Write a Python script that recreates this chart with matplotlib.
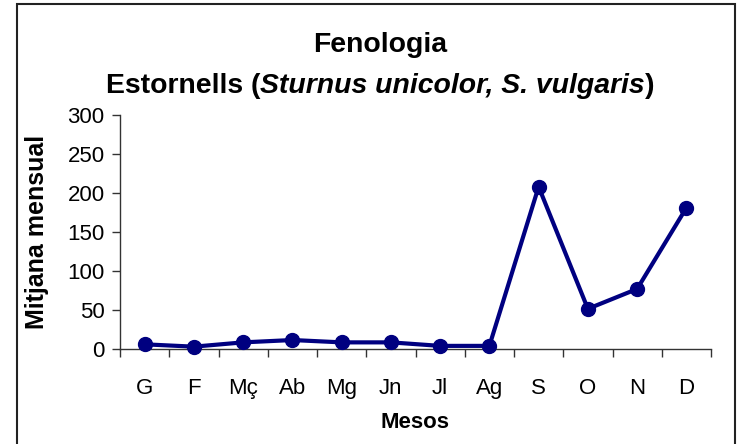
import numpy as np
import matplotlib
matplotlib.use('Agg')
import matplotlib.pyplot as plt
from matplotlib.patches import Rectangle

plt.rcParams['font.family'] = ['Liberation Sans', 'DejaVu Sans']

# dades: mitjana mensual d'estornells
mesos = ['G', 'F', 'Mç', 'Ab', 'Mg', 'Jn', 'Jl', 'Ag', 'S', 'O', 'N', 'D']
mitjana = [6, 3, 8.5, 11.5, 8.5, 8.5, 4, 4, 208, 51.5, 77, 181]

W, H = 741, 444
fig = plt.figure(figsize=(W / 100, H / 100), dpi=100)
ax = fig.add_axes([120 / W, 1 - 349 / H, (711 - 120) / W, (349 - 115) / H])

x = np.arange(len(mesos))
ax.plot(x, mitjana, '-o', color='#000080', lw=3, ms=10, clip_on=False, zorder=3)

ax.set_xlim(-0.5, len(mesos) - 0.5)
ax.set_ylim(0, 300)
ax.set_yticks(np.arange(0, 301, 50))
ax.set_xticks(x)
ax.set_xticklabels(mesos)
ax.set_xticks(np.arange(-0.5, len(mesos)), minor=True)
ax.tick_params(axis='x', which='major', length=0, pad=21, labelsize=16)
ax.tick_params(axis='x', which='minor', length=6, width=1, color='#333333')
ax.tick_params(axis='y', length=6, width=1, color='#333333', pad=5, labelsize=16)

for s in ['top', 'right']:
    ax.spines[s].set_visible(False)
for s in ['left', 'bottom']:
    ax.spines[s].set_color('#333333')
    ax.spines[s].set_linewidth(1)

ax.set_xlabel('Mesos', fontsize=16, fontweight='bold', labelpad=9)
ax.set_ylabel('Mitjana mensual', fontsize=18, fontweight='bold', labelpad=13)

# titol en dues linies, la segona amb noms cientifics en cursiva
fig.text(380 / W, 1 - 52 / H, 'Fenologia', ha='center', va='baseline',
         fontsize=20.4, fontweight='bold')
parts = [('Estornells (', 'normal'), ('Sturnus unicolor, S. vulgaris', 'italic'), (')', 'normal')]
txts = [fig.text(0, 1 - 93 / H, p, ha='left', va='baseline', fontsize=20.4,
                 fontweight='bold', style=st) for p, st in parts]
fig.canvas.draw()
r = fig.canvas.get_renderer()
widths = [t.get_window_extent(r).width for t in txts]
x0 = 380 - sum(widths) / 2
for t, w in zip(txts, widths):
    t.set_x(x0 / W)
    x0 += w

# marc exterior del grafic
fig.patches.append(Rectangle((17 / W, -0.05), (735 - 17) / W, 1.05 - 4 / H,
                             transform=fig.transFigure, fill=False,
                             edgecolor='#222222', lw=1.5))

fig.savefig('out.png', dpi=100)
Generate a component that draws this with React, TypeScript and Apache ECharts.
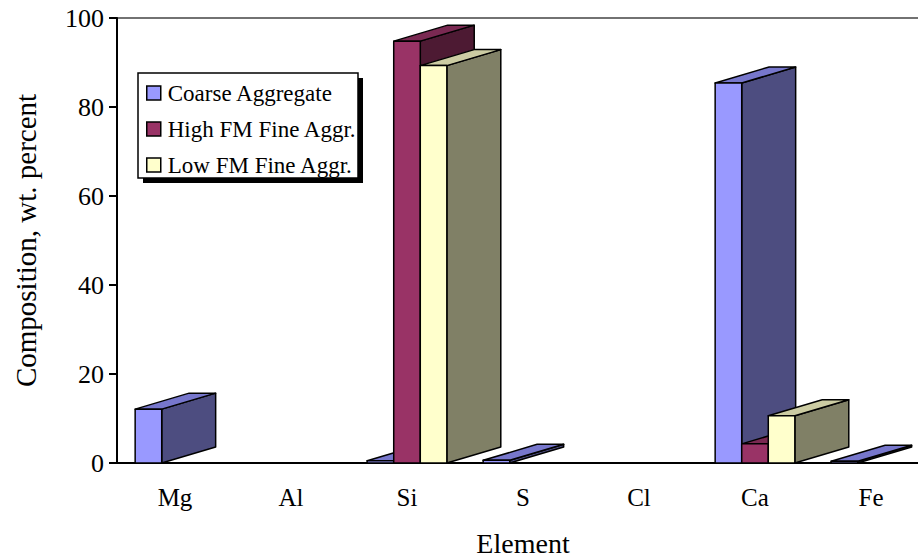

====

**Instructions for the task:** Write the entries above out again exactly, but not the pictures.

**Final answer:**
Write a Python script that recreates this chart with matplotlib.
import numpy as np
import matplotlib
matplotlib.use('Agg')
import matplotlib.pyplot as plt
from matplotlib.patches import Rectangle

plt.rcParams['font.family'] = ['Liberation Sans', 'DejaVu Sans']

# dades: mitjana mensual d'estornells
mesos = ['G', 'F', 'Mç', 'Ab', 'Mg', 'Jn', 'Jl', 'Ag', 'S', 'O', 'N', 'D']
mitjana = [6, 3, 8.5, 11.5, 8.5, 8.5, 4, 4, 208, 51.5, 77, 181]

W, H = 741, 444
fig = plt.figure(figsize=(W / 100, H / 100), dpi=100)
ax = fig.add_axes([120 / W, 1 - 349 / H, (711 - 120) / W, (349 - 115) / H])

x = np.arange(len(mesos))
ax.plot(x, mitjana, '-o', color='#000080', lw=3, ms=10, clip_on=False, zorder=3)

ax.set_xlim(-0.5, len(mesos) - 0.5)
ax.set_ylim(0, 300)
ax.set_yticks(np.arange(0, 301, 50))
ax.set_xticks(x)
ax.set_xticklabels(mesos)
ax.set_xticks(np.arange(-0.5, len(mesos)), minor=True)
ax.tick_params(axis='x', which='major', length=0, pad=21, labelsize=16)
ax.tick_params(axis='x', which='minor', length=6, width=1, color='#333333')
ax.tick_params(axis='y', length=6, width=1, color='#333333', pad=5, labelsize=16)

for s in ['top', 'right']:
    ax.spines[s].set_visible(False)
for s in ['left', 'bottom']:
    ax.spines[s].set_color('#333333')
    ax.spines[s].set_linewidth(1)

ax.set_xlabel('Mesos', fontsize=16, fontweight='bold', labelpad=9)
ax.set_ylabel('Mitjana mensual', fontsize=18, fontweight='bold', labelpad=13)

# titol en dues linies, la segona amb noms cientifics en cursiva
fig.text(380 / W, 1 - 52 / H, 'Fenologia', ha='center', va='baseline',
         fontsize=20.4, fontweight='bold')
parts = [('Estornells (', 'normal'), ('Sturnus unicolor, S. vulgaris', 'italic'), (')', 'normal')]
txts = [fig.text(0, 1 - 93 / H, p, ha='left', va='baseline', fontsize=20.4,
                 fontweight='bold', style=st) for p, st in parts]
fig.canvas.draw()
r = fig.canvas.get_renderer()
widths = [t.get_window_extent(r).width for t in txts]
x0 = 380 - sum(widths) / 2
for t, w in zip(txts, widths):
    t.set_x(x0 / W)
    x0 += w

# marc exterior del grafic
fig.patches.append(Rectangle((17 / W, -0.05), (735 - 17) / W, 1.05 - 4 / H,
                             transform=fig.transFigure, fill=False,
                             edgecolor='#222222', lw=1.5))

fig.savefig('out.png', dpi=100)
Generate a component that draws this with React, TypeScript and Apache ECharts.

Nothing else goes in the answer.